Ai fini della validità della querela, non sono richieste formule sacramentali, essendo sufficiente la denuncia dei fatti e la chiara manifestazione della volontà della persona offesa che il responsabile del reato sia perseguito.
In tal senso si è espressa la Quarta Sezione penale della Corte di Cassazione nella sentenza n. 16281/2022
Giovedi 5 Maggio 2022 |
Il caso: Il Giudice di pace dichiarava non doversi procedere per difetto di querela nei confronti di Tizio, imputato del reato di cui all'art. 590 cod. pen.: secondo l'ipotesi accusatoria, lasciando libero senza museruola il proprio cane sulla spiaggia, Tizio avrebbe provocato al minore Caio, inseguito e morsicato al gluteo dall'animale, lesioni personali giudicate guaribili in giorni 5.
Trasmessi gli atti alla Corte di Cassazione, il Procuratore generale chiedeva l'annullamento con rinvio della sentenza impugnata sottolineando che la denuncia era stata ratificata e ciò comportava espressa richiesta di punizione.

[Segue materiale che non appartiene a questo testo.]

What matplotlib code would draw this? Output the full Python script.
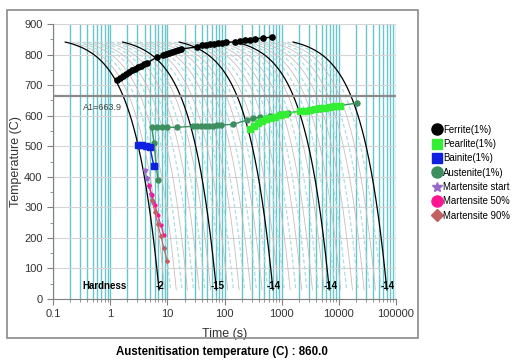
import numpy as np
import matplotlib
matplotlib.use("Agg")
import matplotlib.pyplot as plt
from matplotlib.lines import Line2D
from matplotlib.patches import Rectangle
from matplotlib.ticker import FixedLocator, LogLocator, NullFormatter, MultipleLocator

plt.rcParams["font.family"] = ["Liberation Sans", "DejaVu Sans"]

# ---- data ---------------------------------------------------------------
T_AUST = 860.0          # austenitisation temperature
A1 = 663.9

# highlighted cooling curves (C/s) and their hardness labels
BLACK_RATES = [116, 11.5, 1.18, 0.122, 0.012]
HARDNESS = ["-2", "-15", "-14", "-14", "-14"]

# thin cooling curves between the highlighted ones (C/s)
GREY_RATES = [
    92, 73, 58, 46, 37, 29, 23, 18.3, 14.5,
    9.1, 7.3, 5.8, 4.6, 3.7, 2.9, 2.3, 1.83, 1.45,
    0.94, 0.75, 0.59, 0.47, 0.37, 0.30, 0.24, 0.19, 0.15,
    0.097, 0.077, 0.061, 0.048, 0.038, 0.030, 0.024, 0.019, 0.015,
]

FERRITE_T = [1.315, 1.483, 1.674, 1.889, 2.132, 2.405, 2.714, 3.062, 3.455, 3.898, 4.399,
             6.58, 8.38, 9.45, 10.66, 12.03, 13.58, 15.32, 17.29, 32.9,
             40.3, 47.3, 55.6, 65.3, 76.7, 90.1, 105.8, 152, 186, 227, 278, 340, 469, 674]
FERRITE_C = [716, 723, 730, 736, 743, 749, 752, 759, 762, 769, 772,
             792, 798, 802, 805, 808, 811, 815, 818, 825,
             831, 831, 834, 834, 838, 838, 841, 841, 844, 848, 848, 851, 854, 857]

PEARLITE_T = [278, 327, 384, 451, 529, 622, 761, 930, 1138,
              2080, 2546, 3112, 3805, 4655, 5690, 6966, 8510, 10400]
PEARLITE_C = [556, 566, 575, 582, 589, 592, 597, 602, 605,
              615, 616, 618, 621, 625, 626, 628, 631, 633]

BAINITE_T = [3.06, 3.6, 4.2, 4.96, 5.83]
BAINITE_C = [503, 503, 500, 497, 434]

AUSTENITE_T = [6.85, 5.83, 5.38, 6.58, 8.0, 9.8, 14.7, 27.9, 32.9, 38.6, 45.4, 53.3, 62.6,
               73.5, 86.3, 141, 245, 313, 416, 622, 930, 1285, 2080, 3112, 4655, 6966,
               10400, 20650]
AUSTENITE_C = [389, 510, 562, 562, 562, 562, 562, 565, 565, 565, 567, 567, 567,
               569, 569, 572, 585, 592, 595, 600, 605, 608, 616, 620, 623, 628,
               633, 641]

MS_T = [4.06, 4.40, 4.77, 5.17, 5.60]
MS_C = [421, 395, 369, 343, 316]
M50_T = [4.77, 5.38, 6.07, 6.85, 7.73, 8.72]
M50_C = [372, 339, 307, 274, 241, 208]
M90_T = [5.38, 6.07, 6.85, 7.73, 8.72, 9.84]
M90_C = [323, 284, 244, 205, 166, 126]

X_TICKS = [0.1, 1, 10, 100, 1000, 10000, 100000]
X_LABELS = ["0.1", "1", "10", "100", "1000", "10000", "100000"]
Y_TICKS = [0, 100, 200, 300, 400, 500, 600, 700, 800, 900]

W, H = 518, 363
fig = plt.figure(figsize=(W / 100, H / 100), dpi=100)
ax = fig.add_axes([53 / W, 1 - 299 / H, (396 - 53) / W, (299 - 24) / H])
ax.set_xscale("log")
ax.set_xlim(0.1, 100000)
ax.set_ylim(0, 900)

# outer panel frame
fig.patches.append(Rectangle((7 / W, 1 - 338 / H), (418 - 7) / W, (338 - 10) / H,
                             transform=fig.transFigure, fill=False,
                             edgecolor="#8a8a8a", linewidth=1.2))

# teal log grid (major + minor), grey horizontal grid
ax.xaxis.set_major_locator(FixedLocator(X_TICKS))
ax.xaxis.set_minor_locator(LogLocator(base=10, subs=np.arange(2, 10), numticks=20))
ax.xaxis.set_minor_formatter(NullFormatter())
ax.set_xticklabels(X_LABELS)
ax.grid(True, which="both", axis="x", color="#68c6cb", linewidth=1.0)
ax.yaxis.set_major_locator(FixedLocator(Y_TICKS))
ax.yaxis.set_minor_locator(MultipleLocator(50))
ax.grid(True, which="major", axis="y", color="#d4d4d4", linewidth=0.8)
ax.set_axisbelow(True)

for s in ("top", "right"):
    ax.spines[s].set_visible(False)
for s in ("left", "bottom"):
    ax.spines[s].set_color("#808080")
ax.tick_params(which="both", colors="#808080", labelcolor="#333333", labelsize=8)
ax.tick_params(which="major", length=4)
ax.tick_params(which="minor", length=2.5)

# cooling curves: linear cooling from the austenitisation temperature
temps = np.linspace(841, 30, 200)
for i, r in enumerate(GREY_RATES):
    if i % 2 == 0:
        ax.plot((T_AUST - temps) / r, temps, color="#c9bdbd", linewidth=0.6, zorder=2)
    else:
        ax.plot((T_AUST - temps) / r, temps, color="#aedcdc", linewidth=0.9,
                linestyle=(0, (3, 2)), zorder=2)
for r, lab in zip(BLACK_RATES, HARDNESS):
    ax.plot((T_AUST - temps) / r, temps, color="black", linewidth=0.9, zorder=3)
    ax.text((T_AUST - 30) / r * 1.05, 44, lab, ha="center", va="center",
            fontsize=7, fontweight="bold", zorder=6)
ax.text(0.32, 44, "Hardness", ha="left", va="center", fontsize=7, fontweight="bold", zorder=6)

ax.axhline(A1, color="#8a8a8a", linewidth=1.6, zorder=3)
ax.text(0.33, 628, f"A1={A1}", ha="left", va="center", fontsize=6.5, color="#444444", zorder=6)

# phase boundaries
ax.plot(AUSTENITE_T, AUSTENITE_C, color="#3d8f5f", marker="o", markersize=3.6,
        linewidth=1, zorder=4)
ax.plot(PEARLITE_T, PEARLITE_C, color="#33ee33", marker="s", markersize=3.8,
        linewidth=1, zorder=5)
ax.plot(FERRITE_T, FERRITE_C, color="black", marker="o", markersize=3.8,
        linewidth=1, zorder=5)
ax.plot(BAINITE_T, BAINITE_C, color="#1020e0", marker="s", markersize=4,
        linewidth=1, zorder=5)
ax.plot(MS_T, MS_C, color="#9966cc", marker="*", markersize=3.5, linewidth=0.8, zorder=5)
ax.plot(M50_T, M50_C, color="#ff1493", marker="o", markersize=2, linewidth=0.8, zorder=5)
ax.plot(M90_T, M90_C, color="#c06060", marker="D", markersize=2, linewidth=0.8, zorder=5)

ax.set_xlabel("Time (s)", fontsize=9, color="#333333")
ax.xaxis.set_label_coords(0.5, -0.105)
ax.set_ylabel("Temperature (C)", fontsize=9, color="#333333")
ax.yaxis.set_label_coords(-0.09, 0.5)

handles = [
    Line2D([], [], linestyle="", marker="o", color="black", markersize=8),
    Line2D([], [], linestyle="", marker="s", color="#33ee33", markersize=7.5),
    Line2D([], [], linestyle="", marker="s", color="#1020e0", markersize=7.5),
    Line2D([], [], linestyle="", marker="o", color="#3d8f5f", markersize=8),
    Line2D([], [], linestyle="", marker="*", color="#9966cc", markersize=7),
    Line2D([], [], linestyle="", marker="o", color="#ff1493", markersize=8),
    Line2D([], [], linestyle="", marker="D", color="#c06060", markersize=6),
]
labels = ["Ferrite(1%)", "Pearlite(1%)", "Bainite(1%)", "Austenite(1%)",
          "Martensite start", "Martensite 50%", "Martensite 90%"]
fig.legend(handles, labels, loc="upper left", bbox_to_anchor=(429 / W, 1 - 121 / H),
           frameon=False, fontsize=6.9, handlelength=0.9, handletextpad=0.2,
           labelspacing=0.45, borderaxespad=0)

fig.text(222 / W, 1 - 352 / H, "Austenitisation temperature (C) : 860.0",
         ha="center", va="center", fontsize=8.3, fontweight="bold")

fig.savefig("out.png", dpi=100)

Per la Cassazione il ricorso è fondato; sul punto osserva che:
- da un lato, la querela è un atto a forma libera, dall'altro che, pur nella libertà della forma, essa deve contenere l'inequivoca manifestazione della volontà di perseguire penalmente i fatti denunciati;in questa manifestazione di volontà si sostanzia, infatti, la differenza tra una semplice denuncia e una querela;
- nell'escludere che la denuncia in atti abbia contenuto di querela, la sentenza impugnata si è limitata a osservare che essa non contiene un'espressa manifestazione della volontà di punizione; ha omesso, però, di esaminare in dettaglio il contenuto dell'atto: in particolare, ha omesso ogni valutazione sulla richiesta, aggiunta a penna in calce all'atto, di «essere avvisato» ai sensi degli artt. 406, 408 e 410 cod. proc. Pen.;
- la suddetta richiesta, che dà per scontata l'apertura di un procedimento penale, non avrebbe ragion d'essere senza una contestuale implicita richiesta di punizione dell'autore del reato e consente di attribuire alla denuncia contenuto di querela;
- alle medesime conclusioni la giurisprudenza di legittimità è pervenuta in casi analoghi: ha ritenuto, ad esempio, che la volontà di perseguire penalmente i fatti denunciati possa essere desunta dalla richiesta di essere «informato sugli sviluppi delle indagini», oppure dalla sollecitazione, rivolta alla autorità giudiziaria, di «voler prendere provvedimenti al più presto»;
- più in generale, si è ritenuto che, proprio perché non richiede formule particolari, la sussistenza della volontà di punizione da parte della persona offesa possa essere riconosciuta dal giudice anche in atti che non contengono la sua esplicita manifestazione e che, ove emergano situazioni di incertezza, tali atti debbano comunque essere interpretati alla luce del "favor querelae".